Set exercise
Copy from the first line below down to and including the line with "LABEL_FRAC = 0.77". Skip the pictures.

Data shown
————
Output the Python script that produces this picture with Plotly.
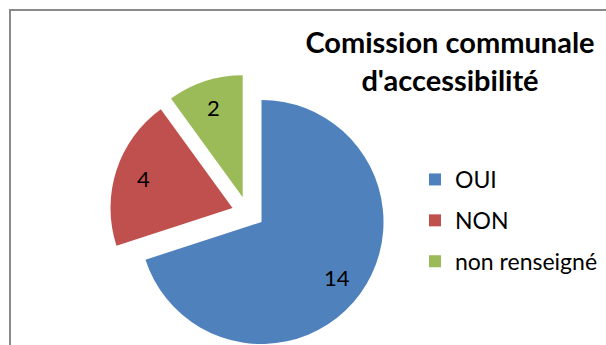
import math
import plotly.graph_objects as go

# ---- data ----
labels = ["OUI", "NON", "non renseigné"]
values = [14, 4, 2]
colors = ["#4F81BD", "#C0504D", "#9BBB59"]
title_text = "<b>Comission communale<br>d'accessibilité</b>"

W, H = 606, 345
FONT = "Lato"
TRANSP = "rgba(0,0,0,0)"


def dom_x(cx, r):
    return [(cx - r) / W, (cx + r) / W]


def dom_y(cy, r):
    return [1 - (cy + r) / H, 1 - (cy - r) / H]


R = 122
# each slice drawn by its own trace, placed at its (exploded) centre
centres = [(261.5, 222.0), (232.5, 208.0), (242.7, 197.3)]
LABEL_FRAC = 0.77

fig = go.Figure()
total = sum(values)
cum = 0
annotations = []
for i, (cx, cy) in enumerate(centres):
    cols = [colors[j] if j == i else TRANSP for j in range(len(values))]
    fig.add_trace(go.Pie(
        labels=labels, values=values, sort=False, direction="clockwise",
        rotation=0,
        marker=dict(colors=cols, line=dict(width=0)),
        textinfo="none",
        domain=dict(x=dom_x(cx, R), y=dom_y(cy, R)),
        showlegend=False, hoverinfo="label+value",
    ))
    # value label at the slice's mid angle
    mid = (cum + values[i] / 2) / total * 2 * math.pi
    cum += values[i]
    lx = cx + LABEL_FRAC * R * math.sin(mid)
    ly = cy - LABEL_FRAC * R * math.cos(mid)
    annotations.append(dict(
        x=lx / W, y=1 - ly / H, xref="paper", yref="paper",
        text=str(values[i]), showarrow=False,
        font=dict(family=FONT, size=22, color="#000000"),
        xanchor="center", yanchor="middle"))

# legend-carrying traces (tiny, invisible pies), one per label
for i in range(len(labels)):
    fig.add_trace(go.Pie(
        labels=[labels[i]], values=[values[i]],
        marker=dict(colors=[colors[i]]), textinfo="none",
        domain=dict(x=[0, 0.0005], y=[0, 0.0005]),
        legendgroup=labels[i], showlegend=True, hoverinfo="skip",
    ))

fig.update_layout(
    width=W, height=H,
    margin=dict(l=0, r=0, t=0, b=0),
    paper_bgcolor="white", plot_bgcolor="white",
    font=dict(family=FONT, color="#000000"),
    title=dict(text=title_text, x=450 / W, xanchor="center",
               y=1 - 53 / H, yanchor="top",
               font=dict(family=FONT, size=29, color="#000000")),
    legend=dict(x=415 / W, xanchor="left", y=1 - 158 / H, yanchor="top",
                font=dict(family=FONT, size=23, color="#000000"),
                traceorder="grouped", tracegroupgap=8,
                bgcolor="rgba(0,0,0,0)", itemclick=False),
    annotations=annotations,
    shapes=[dict(type="rect", xref="paper", yref="paper",
                 x0=10 / W, x1=1.05, y0=-0.05, y1=1 - 10 / H,
                 line=dict(color="#8a8a8a", width=2), fillcolor="rgba(0,0,0,0)",
                 layer="below")],
)

fig.write_html("out.html")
————
Finished task
Output the Python script that produces this picture with Plotly.
import math
import plotly.graph_objects as go

# ---- data ----
labels = ["OUI", "NON", "non renseigné"]
values = [14, 4, 2]
colors = ["#4F81BD", "#C0504D", "#9BBB59"]
title_text = "<b>Comission communale<br>d'accessibilité</b>"

W, H = 606, 345
FONT = "Lato"
TRANSP = "rgba(0,0,0,0)"


def dom_x(cx, r):
    return [(cx - r) / W, (cx + r) / W]


def dom_y(cy, r):
    return [1 - (cy + r) / H, 1 - (cy - r) / H]


R = 122
# each slice drawn by its own trace, placed at its (exploded) centre
centres = [(261.5, 222.0), (232.5, 208.0), (242.7, 197.3)]
LABEL_FRAC = 0.77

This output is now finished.